== Data provided ==
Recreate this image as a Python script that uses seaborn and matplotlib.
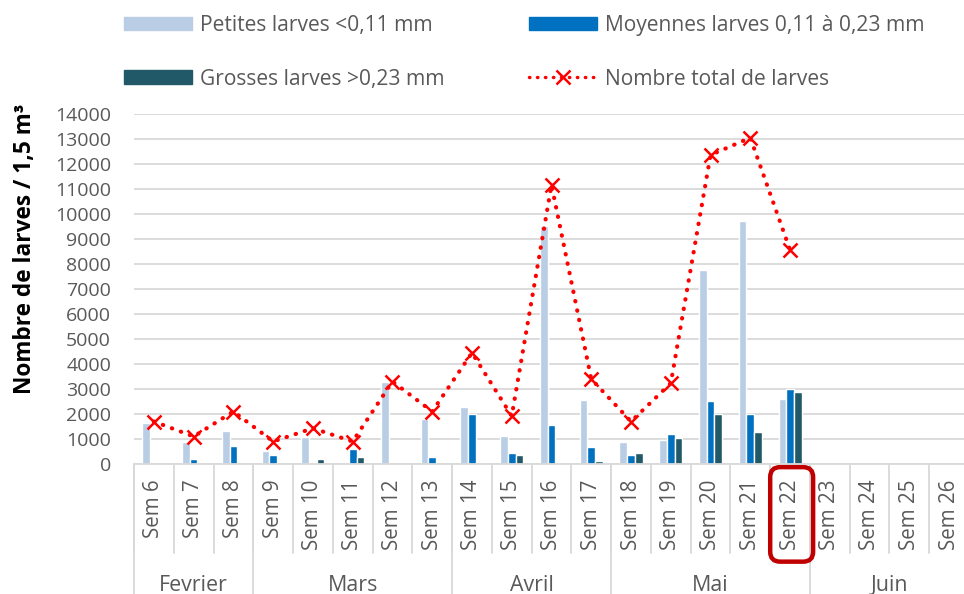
import numpy as np
import pandas as pd
import matplotlib
matplotlib.use("Agg")
import matplotlib.pyplot as plt
from matplotlib.patches import Patch, FancyBboxPatch
from matplotlib.lines import Line2D
import seaborn as sns

# ---- data ----
weeks = [f"Sem {i}" for i in range(6, 27)]
petites = [1650, 900, 1330, 520, 1100, 30, 3280, 1790, 2300, 1120, 9520, 2560,
           880, 960, 7760, 9720, 2600, np.nan, np.nan, np.nan, np.nan]
moyennes = [0, 200, 730, 360, 60, 590, 0, 280, 2000, 430, 1560, 670,
            360, 1190, 2520, 2000, 2990, np.nan, np.nan, np.nan, np.nan]
grosses = [0, 0, 0, 0, 200, 280, 0, 0, 60, 360, 60, 130,
           430, 1030, 2000, 1270, 2900, np.nan, np.nan, np.nan, np.nan]
totals = [1700, 1100, 2100, 900, 1430, 900, 3300, 2100, 4450, 1920, 11160, 3400,
          1700, 3230, 12360, 13050, 8560, np.nan, np.nan, np.nan, np.nan]
months = ["Fevrier", "Mars", "Avril", "Mai", "Juin"]
month_sizes = [3, 5, 4, 5, 4]
highlight_week = "Sem 22"

series_names = ["Petites larves <0,11 mm", "Moyennes larves 0,11 à 0,23 mm",
                "Grosses larves >0,23 mm"]
line_name = "Nombre total de larves"
colors = ["#B9CDE5", "#0070C0", "#215968"]
grey_txt = "#595959"
grid_col = "#D9D9D9"

df = pd.DataFrame({"week": weeks, series_names[0]: petites,
                   series_names[1]: moyennes, series_names[2]: grosses})
long = df.melt(id_vars="week", var_name="taille", value_name="n").dropna()
df_tot = pd.DataFrame({"week": weeks, "total": totals}).dropna()

sns.set_theme(style="white")
plt.rcParams["font.family"] = ["Open Sans", "DejaVu Sans"]

fig = plt.figure(figsize=(9.64, 5.94), dpi=100)
# plot area: x from 134 px, ~39.8 px per week (runs past the right edge)
ax = fig.add_axes([134 / 964, 130 / 594, 835 / 964, 350 / 594])

sns.barplot(data=long, x="week", y="n", hue="taille", order=weeks,
            hue_order=series_names, palette=colors, width=0.58,
            saturation=1, legend=False, ax=ax, zorder=2)
sns.pointplot(data=df_tot, x="week", y="total", order=weeks, color="red",
              marker="x", markersize=10, markeredgewidth=1.8,
              linestyle=(0, (0.1, 2.2)), linewidth=3, dash_capstyle="round",
              ax=ax, zorder=3)

ax.set_xlim(-0.5, len(weeks) - 0.5)
ax.set_ylim(0, 14000)
ax.set_yticks(np.arange(0, 14001, 1000))
ax.yaxis.grid(True, color=grid_col, lw=1.3, zorder=0)
ax.xaxis.grid(False)
ax.set_axisbelow(True)
for s in ["left", "right", "top"]:
    ax.spines[s].set_visible(False)
ax.spines["bottom"].set_color(grid_col)
ax.spines["bottom"].set_linewidth(1.3)
ax.tick_params(axis="y", length=0, labelsize=14, labelcolor=grey_txt, pad=16.5)
ax.tick_params(axis="x", length=0, labelsize=14.8, labelcolor=grey_txt, pad=11)
plt.setp(ax.get_xticklabels(), rotation=90, va="top", ha="center")
ax.set_xlabel("")
ax.set_ylabel("Nombre de larves / 1,5 m³", fontsize=16.3, fontweight="bold",
              color="black")
ax.yaxis.set_label_coords(-0.116, 0.614)

# separators under the category axis
trans = ax.get_xaxis_transform()
for i in range(len(weeks)):
    ax.plot([i - 0.5, i - 0.5], [0, -0.254], transform=trans, color=grid_col,
            lw=1.3, clip_on=False)
bounds = np.concatenate([[0], np.cumsum(month_sizes)]) - 0.5
for b in bounds:
    ax.plot([b, b], [0, -0.4], transform=trans, color=grid_col, lw=1.3,
            clip_on=False)
for m, a, b in zip(months, bounds[:-1], bounds[1:]):
    ax.text((a + b) / 2, -0.346, m, transform=trans, ha="center", va="center",
            fontsize=15.4, color=grey_txt)

# red box around the current week
k = weeks.index(highlight_week)
box = FancyBboxPatch((k - 0.5, -0.279), 1.08, 0.27,
                     boxstyle="round,pad=0,rounding_size=0.25",
                     mutation_aspect=39.76 / 350,
                     transform=trans, fill=False, edgecolor="#C00000", lw=3.2,
                     clip_on=False, zorder=4)
ax.add_patch(box)

# legend
handles = [Patch(color=colors[0], label=series_names[0]),
           Patch(color=colors[2], label=series_names[2]),
           Patch(color=colors[1], label=series_names[1]),
           Line2D([0], [0], color="red", lw=2.5, linestyle=(0, (0.1, 2.2)),
                  dash_capstyle="round", marker="x", markersize=10,
                  markeredgewidth=1.8, label=line_name)]
leg = fig.legend(handles=handles, loc="upper left", ncol=2,
                 bbox_to_anchor=(124 / 964, 1 - 15 / 594), frameon=False,
                 fontsize=15.1, handlelength=3.24, handleheight=0.62,
                 handletextpad=0.38, columnspacing=4.05, labelspacing=1.55,
                 borderpad=0, borderaxespad=0)
for t in leg.get_texts():
    t.set_color(grey_txt)

fig.savefig("out.png", dpi=100)
plt.close(fig)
===
> **Task objective**: Track down every line holding the string "seaborn" and copy it.

> **Completed task**:
Recreate this image as a Python script that uses seaborn and matplotlib.
import seaborn as sns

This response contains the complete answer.